Dito de outro modo, país sólido é aquele que pode usar a política monetária – e, em certas circunstâncias, também a política fiscal – para evitar que um choque externo tenha fortes repercussões sobre a atividade, sem se preocupar com os estragos inflacionários do câmbio. Ou seja, país sólido é aquele que pode reduzir os juros quando enfrenta esse tipo de problema. Não é à toa que o Brasil é incansavelmente comparado ao México e ao Chile. Tanto um quanto outro têm sofrido com o fortalecimento global do dólar.
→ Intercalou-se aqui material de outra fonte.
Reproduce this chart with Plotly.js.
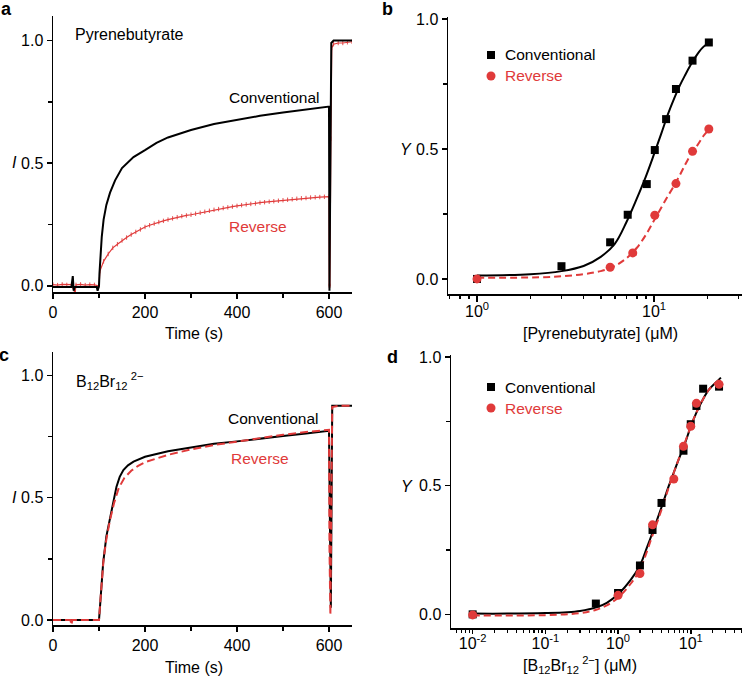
<!DOCTYPE html>
<html>
<head>
<meta charset="utf-8">
<script src="https://cdn.plot.ly/plotly-3.0.1.min.js"></script>
<style>html,body{margin:0;padding:0;background:#fff;}#chart{width:745px;height:681px;}</style>
</head>
<body>
<div id="chart"></div>
<script>
// ---------- DATA ----------
// Panel a: Pyrenebutyrate kinetics
const aConvT = [0, 40, 43, 45, 47, 50, 90, 95, 97, 99, 100, 101, 103, 106, 110, 116, 124, 135, 150, 175, 200, 225, 250, 275, 300, 350, 400, 450, 500, 550, 600, 600.5, 601, 603, 605, 610, 620, 650];
const aConvY = [-0.005, -0.005, 0.04, -0.02, -0.005, -0.005, -0.005, -0.005, -0.02, -0.005, 0.0, 0.05, 0.12, 0.2, 0.27, 0.33, 0.38, 0.43, 0.48, 0.525, 0.553, 0.583, 0.605, 0.62, 0.635, 0.66, 0.677, 0.693, 0.707, 0.72, 0.731, 0.4, -0.02, 0.5, 0.99, 1.0, 1.0, 1.0];
const aRevT = [0, 10, 20, 30, 40, 48, 50, 60, 70, 80, 90, 99, 100, 102, 110, 120, 130, 140, 150, 160, 170, 180, 190, 200, 210, 220, 230, 240, 250, 260, 270, 280, 290, 300, 310, 320, 330, 340, 350, 360, 370, 380, 390, 400, 410, 420, 430, 440, 450, 460, 470, 480, 490, 500, 510, 520, 530, 540, 550, 560, 570, 580, 590, 600, 600.5, 602, 604, 606, 610, 620, 630, 640, 650];
const aRevY = [0.005, 0.003, 0.006, 0.004, 0.005, -0.03, 0.004, 0.006, 0.003, 0.005, 0.004, 0.0, 0.0, 0.06, 0.1, 0.13, 0.155, 0.17, 0.185, 0.197, 0.209, 0.22, 0.23, 0.24, 0.247, 0.254, 0.26, 0.265, 0.27, 0.275, 0.28, 0.284, 0.287, 0.29, 0.294, 0.298, 0.302, 0.306, 0.31, 0.313, 0.317, 0.32, 0.323, 0.326, 0.329, 0.332, 0.334, 0.336, 0.339, 0.341, 0.343, 0.345, 0.347, 0.349, 0.351, 0.353, 0.355, 0.357, 0.358, 0.36, 0.361, 0.362, 0.363, 0.364, 0.0, 0.0, 0.6, 0.97, 0.985, 0.99, 0.99, 0.993, 0.995];

// Panel b: Pyrenebutyrate titration
const bConvX = [1, 3.0, 5.65, 7.1, 9.1, 10.1, 11.7, 13.3, 16.5, 20.4];
const bConvY = [0.0, 0.049, 0.141, 0.247, 0.365, 0.496, 0.615, 0.731, 0.840, 0.910];
const bRevX = [1, 5.65, 7.58, 10.1, 13.3, 16.5, 20.4];
const bRevY = [0.0, 0.045, 0.1, 0.245, 0.367, 0.491, 0.577];
const bConvFitX = [1, 2, 3, 4, 5, 6, 7, 8, 9, 10, 11, 12, 13, 14, 15, 16, 17, 18, 19, 20.4];
const bConvFitY = [0.013, 0.018, 0.03, 0.05, 0.085, 0.135, 0.22, 0.31, 0.395, 0.48, 0.56, 0.635, 0.695, 0.745, 0.785, 0.82, 0.85, 0.875, 0.893, 0.91];
const bRevFitX = [1, 3, 5, 6, 7, 8, 9, 10, 11, 12, 13, 14, 15, 16, 17, 18, 19, 20.4];
const bRevFitY = [0.005, 0.01, 0.03, 0.05, 0.08, 0.12, 0.17, 0.225, 0.275, 0.32, 0.36, 0.4, 0.44, 0.475, 0.5, 0.525, 0.55, 0.575];

// Panel c: B12Br12(2-) kinetics
const cConvT = [0, 98, 100, 102, 105, 109, 116, 122, 127, 133, 138, 145, 153, 163, 175, 200, 250, 300, 350, 400, 450, 500, 550, 600, 602, 604, 607, 620, 650];
const cConvY = [0.0, 0.0, 0.0, 0.05, 0.125, 0.233, 0.342, 0.40, 0.45, 0.50, 0.545, 0.585, 0.613, 0.632, 0.647, 0.667, 0.69, 0.705, 0.72, 0.73, 0.742, 0.752, 0.762, 0.773, 0.4, 0.05, 0.875, 0.875, 0.875];
const cRevT = [0, 38, 40, 42, 98, 100, 103, 106, 110, 116, 124, 133, 143, 155, 170, 185, 200, 250, 300, 350, 400, 450, 500, 550, 600, 601, 603, 607, 620, 650];
const cRevY = [0.0, 0.0, -0.02, 0.0, 0.0, 0.0, 0.08, 0.17, 0.25, 0.33, 0.41, 0.48, 0.54, 0.58, 0.61, 0.63, 0.645, 0.675, 0.697, 0.715, 0.73, 0.745, 0.757, 0.768, 0.777, 0.3, 0.02, 0.87, 0.875, 0.875];

// Panel d: B12Br12(2-) titration
const dConvX = [0.01, 0.495, 1.0, 2.0, 2.98, 3.96, 7.94, 10.0, 11.97, 14.8, 24.5];
const dConvY = [0.0, 0.042, 0.083, 0.19, 0.328, 0.433, 0.636, 0.739, 0.81, 0.877, 0.885];
const dRevX = [0.01, 1.0, 2.0, 2.98, 5.85, 7.94, 10.0, 11.97, 24.5];
const dRevY = [-0.002, 0.074, 0.159, 0.348, 0.526, 0.653, 0.731, 0.82, 0.894];
const dConvFitX = [0.01, 0.03, 0.1, 0.2, 0.3, 0.5, 0.7, 1, 1.5, 2, 2.5, 3, 4, 5, 6, 7, 8, 10, 12, 15, 18, 22, 26];
const dConvFitY = [0.003, 0.003, 0.005, 0.008, 0.013, 0.027, 0.045, 0.078, 0.135, 0.19, 0.26, 0.32, 0.42, 0.5, 0.56, 0.61, 0.65, 0.73, 0.785, 0.84, 0.875, 0.9, 0.92];
const dRevFitX = [0.01, 0.1, 0.3, 0.5, 0.7, 1, 1.5, 2, 3, 4, 5, 6, 8, 10, 12, 15, 18, 22, 26];
const dRevFitY = [-0.004, -0.003, 0.005, 0.018, 0.035, 0.065, 0.12, 0.175, 0.31, 0.41, 0.495, 0.56, 0.655, 0.73, 0.785, 0.84, 0.875, 0.9, 0.915];

const seriesNames = ['Conventional', 'Reverse'];
const logTicksB = [1, 10];
const logTickTextB = ['10<sup>0</sup>', '10<sup>1</sup>'];
const logTicksD = [0.01, 0.1, 1, 10];
const logTickTextD = ['10<sup>-2</sup>', '10<sup>-1</sup>', '10<sup>0</sup>', '10<sup>1</sup>'];
const linTicks = [0, 200, 400, 600];
const yTicks = [0, 0.5, 1.0];

// ---------- STYLE ----------
const RED = '#e03a3a';
const BLACK = '#000000';
const W = 745, H = 681;
const px = x => x / W;
const py = y => 1 - y / H;
const FONT = 'Arial, "Liberation Sans", sans-serif';

function minorLog(lo, hi) {
  const v = [];
  for (let e = lo; e <= hi; e++) for (let k = 2; k <= 9; k++) v.push(k * Math.pow(10, e));
  return v;
}

function axis(extra) {
  return Object.assign({
    showline: true, linecolor: BLACK, linewidth: 1.5,
    ticks: 'outside', ticklen: 5, tickwidth: 1.5, tickcolor: BLACK,
    showgrid: false, zeroline: false, mirror: false, fixedrange: true,
    tickfont: {size: 16, color: BLACK, family: FONT}
  }, extra);
}

const traces = [
  // a
  {x: aRevT, y: aRevY, xaxis: 'x', yaxis: 'y', mode: 'lines', line: {color: RED, width: 1.2},
   error_y: {type: 'constant', value: 0.009, color: RED, thickness: 0.9, width: 0}, showlegend: false},
  {x: aConvT, y: aConvY, xaxis: 'x', yaxis: 'y', mode: 'lines', line: {color: BLACK, width: 2}, showlegend: false},
  // b
  {x: bConvFitX, y: bConvFitY, xaxis: 'x2', yaxis: 'y2', mode: 'lines', line: {color: BLACK, width: 2, shape: 'spline'}, showlegend: false},
  {x: bRevFitX, y: bRevFitY, xaxis: 'x2', yaxis: 'y2', mode: 'lines', line: {color: RED, width: 2, dash: '7px,4px', shape: 'spline'}, showlegend: false},
  {x: bConvX, y: bConvY, xaxis: 'x2', yaxis: 'y2', mode: 'markers', marker: {symbol: 'square', size: 8, color: BLACK}, name: seriesNames[0], showlegend: false},
  {x: bRevX, y: bRevY, xaxis: 'x2', yaxis: 'y2', mode: 'markers', marker: {symbol: 'circle', size: 9, color: RED}, name: seriesNames[1], showlegend: false},
  // c
  {x: cConvT, y: cConvY, xaxis: 'x3', yaxis: 'y3', mode: 'lines', line: {color: BLACK, width: 2}, showlegend: false},
  {x: cRevT, y: cRevY, xaxis: 'x3', yaxis: 'y3', mode: 'lines', line: {color: RED, width: 2, dash: '8px,4px'}, showlegend: false},
  // d
  {x: dConvFitX, y: dConvFitY, xaxis: 'x4', yaxis: 'y4', mode: 'lines', line: {color: BLACK, width: 2, shape: 'spline'}, showlegend: false},
  {x: dRevFitX, y: dRevFitY, xaxis: 'x4', yaxis: 'y4', mode: 'lines', line: {color: RED, width: 2, dash: '7px,4px', shape: 'spline'}, showlegend: false},
  {x: dConvX, y: dConvY, xaxis: 'x4', yaxis: 'y4', mode: 'markers', marker: {symbol: 'square', size: 8, color: BLACK}, name: seriesNames[0], showlegend: false},
  {x: dRevX, y: dRevY, xaxis: 'x4', yaxis: 'y4', mode: 'markers', marker: {symbol: 'circle', size: 9, color: RED}, name: seriesNames[1], showlegend: false}
];

function ann(text, x, y, opts) {
  return Object.assign({text: text, x: px(x), y: py(y), xref: 'paper', yref: 'paper', showarrow: false,
    xanchor: 'center', yanchor: 'middle', font: {size: 16, color: BLACK, family: FONT}}, opts || {});
}
const small = c => ({size: 15.5, color: c, family: FONT});

const annotations = [
  ann('<b>a</b>', 6, 9, {font: {size: 18, color: BLACK, family: FONT}}),
  ann('<b>b</b>', 388, 9, {font: {size: 18, color: BLACK, family: FONT}}),
  ann('<b>c</b>', 4, 355, {font: {size: 18, color: BLACK, family: FONT}}),
  ann('<b>d</b>', 392, 357, {font: {size: 18, color: BLACK, family: FONT}}),
  ann('<i>I</i>', 15, 163),
  ann('<i>I</i>', 15, 497),
  ann('<i>Y</i>', 406, 150),
  ann('<i>Y</i>', 407, 486),
  ann('Time (s)', 194, 333),
  ann('Time (s)', 194, 667),
  ann('[Pyrenebutyrate] (μM)', 600, 333),
  ann('[B<sub>12</sub>Br<sub>12</sub><sup> 2−</sup>] (μM)', 580, 665),
  ann('Pyrenebutyrate', 73, 35, {xanchor: 'left'}),
  ann('Conventional', 227, 97, {xanchor: 'left', font: small(BLACK)}),
  ann('Reverse', 227, 227, {xanchor: 'left', font: small(RED)}),
  ann('B<sub>12</sub>Br<sub>12</sub><sup> 2−</sup>', 74, 381, {xanchor: 'left'}),
  ann('Conventional', 226, 418, {xanchor: 'left', font: small(BLACK)}),
  ann('Reverse', 229, 458, {xanchor: 'left', font: small(RED)}),
  // legends (b and d)
  ann(seriesNames[0], 503, 55, {xanchor: 'left', font: small(BLACK)}),
  ann(seriesNames[1], 503, 76, {xanchor: 'left', font: small(RED)}),
  ann(seriesNames[0], 503, 387, {xanchor: 'left', font: small(BLACK)}),
  ann(seriesNames[1], 503, 408, {xanchor: 'left', font: small(RED)})
];

function keySquare(cx, cy) {
  return {type: 'rect', xref: 'paper', yref: 'paper', x0: px(cx - 4), x1: px(cx + 4), y0: py(cy + 4), y1: py(cy - 4),
    fillcolor: BLACK, line: {width: 0}};
}
function keyCircle(cx, cy) {
  return {type: 'circle', xref: 'paper', yref: 'paper', x0: px(cx - 4.5), x1: px(cx + 4.5), y0: py(cy + 4.5), y1: py(cy - 4.5),
    fillcolor: RED, line: {width: 0}};
}

const minorLin = (d) => ({dtick: d, tick0: 0, ticklen: 4, tickwidth: 1.5, tickcolor: BLACK, ticks: 'outside'});

const layout = {
  width: W, height: H,
  margin: {l: 0, r: 0, t: 0, b: 0},
  paper_bgcolor: '#fff', plot_bgcolor: 'rgba(0,0,0,0)',
  font: {family: FONT, size: 16, color: BLACK},
  showlegend: false,
  xaxis: axis({domain: [px(53), px(352)], anchor: 'y', range: [0, 650], tickvals: linTicks, minor: minorLin(100)}),
  yaxis: axis({domain: [py(292), py(16)], anchor: 'x', range: [-0.025, 1.1], tickvals: yTicks, tickformat: '.1f', minor: minorLin(0.25)}),
  xaxis2: axis({domain: [px(448), px(742)], anchor: 'y2', type: 'log', range: [-0.164, 1.497],
    tickvals: logTicksB, ticktext: logTickTextB, ticklen: 6, ticklabelstandoff: -4,
    minor: {tickvals: [0.7, 0.8, 0.9].concat(minorLog(0, 0), [20, 30]), ticklen: 3.5, tickwidth: 1.5, tickcolor: BLACK, ticks: 'outside'}}),
  yaxis2: axis({domain: [py(294), py(17)], anchor: 'x2', range: [-0.058, 1.008], tickvals: yTicks, tickformat: '.1f', minor: minorLin(0.25)}),
  xaxis3: axis({domain: [px(53), px(352)], anchor: 'y3', range: [0, 650], tickvals: linTicks, minor: minorLin(100)}),
  yaxis3: axis({domain: [py(625), py(352)], anchor: 'x3', range: [-0.02, 1.095], tickvals: yTicks, tickformat: '.1f', minor: minorLin(0.25)}),
  xaxis4: axis({domain: [px(451), px(742)], anchor: 'y4', type: 'log', range: [-2.298, 1.705],
    tickvals: logTicksD, ticktext: logTickTextD, ticklen: 4, ticklabelstandoff: -4,
    minor: {tickvals: minorLog(-3, 1), ticklen: 3, tickwidth: 1.2, tickcolor: BLACK, ticks: 'outside'}}),
  yaxis4: axis({domain: [py(628), py(355)], anchor: 'x4', range: [-0.053, 1.008], tickvals: yTicks, tickformat: '.1f', minor: minorLin(0.25)}),
  annotations: annotations,
  shapes: [keySquare(491, 55), keyCircle(491, 76), keySquare(491, 387), keyCircle(491, 408)]
};

Plotly.newPlot('chart', traces, layout, {staticPlot: true, displayModeBar: false});
</script>
</body>
</html>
Mas o México reduziu os juros em abril e manteve a taxa em maio, enquanto o Chile tem deixado os juros estáveis, porém acumula um espaço considerável para diminuí-los. A inflação por lá é de apenas 1% – dois pontos porcentuais abaixo da meta de inflação.
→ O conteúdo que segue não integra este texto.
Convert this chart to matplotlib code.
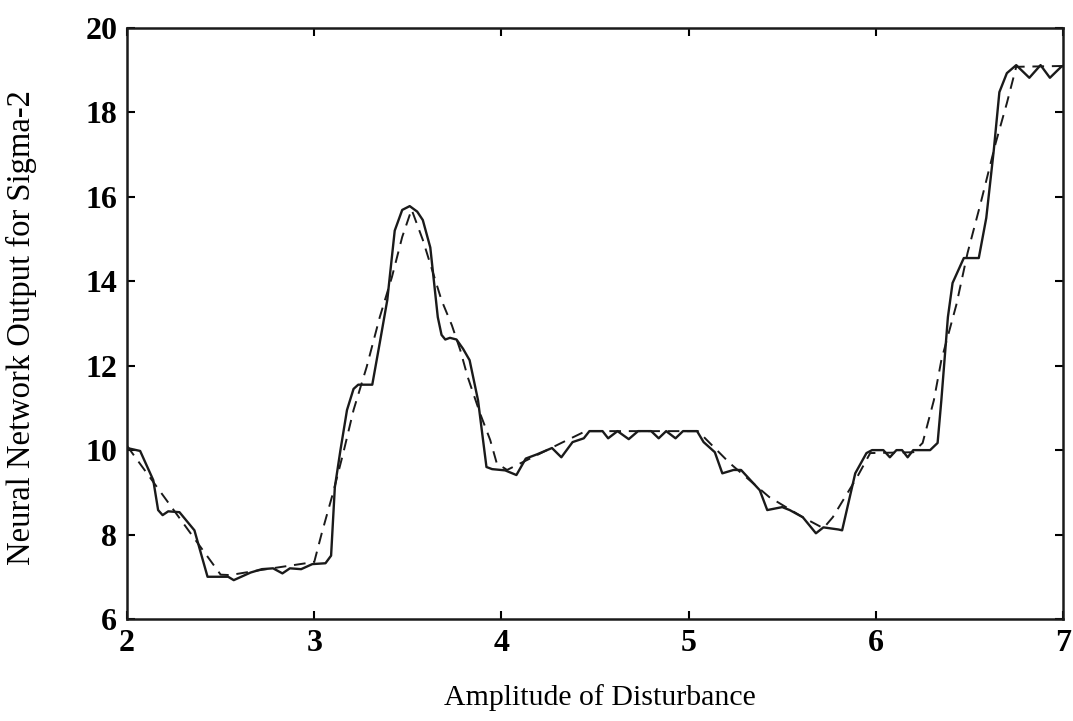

Se país sólido é aquele que pode reduzir os juros quando sua moeda se enfraquece, porque tem um quadro fiscal que ajuda a ancorar os efeitos inflacionários da desvalorização, o que é o Brasil de Dilma e de Guido Mantega? Decerto não é o país do déficit nominal nulo, que a presidente julga ser “rudimentar”. É o país da infraestrutura que não sai do papel, das contas externas que se deterioram, do fiscal em estado de degradação, do crescimento que não deslancha. E, também, da inflação que não cede, do real que se desvaloriza, mesmo com a remoção dos controles de capital, e da bolsa que cai.
Talvez tudo isso force nossas autoridades a mudar de rumo. Talvez não. Afinal, diz o ditado: “Desgraça pouca é bobagem”.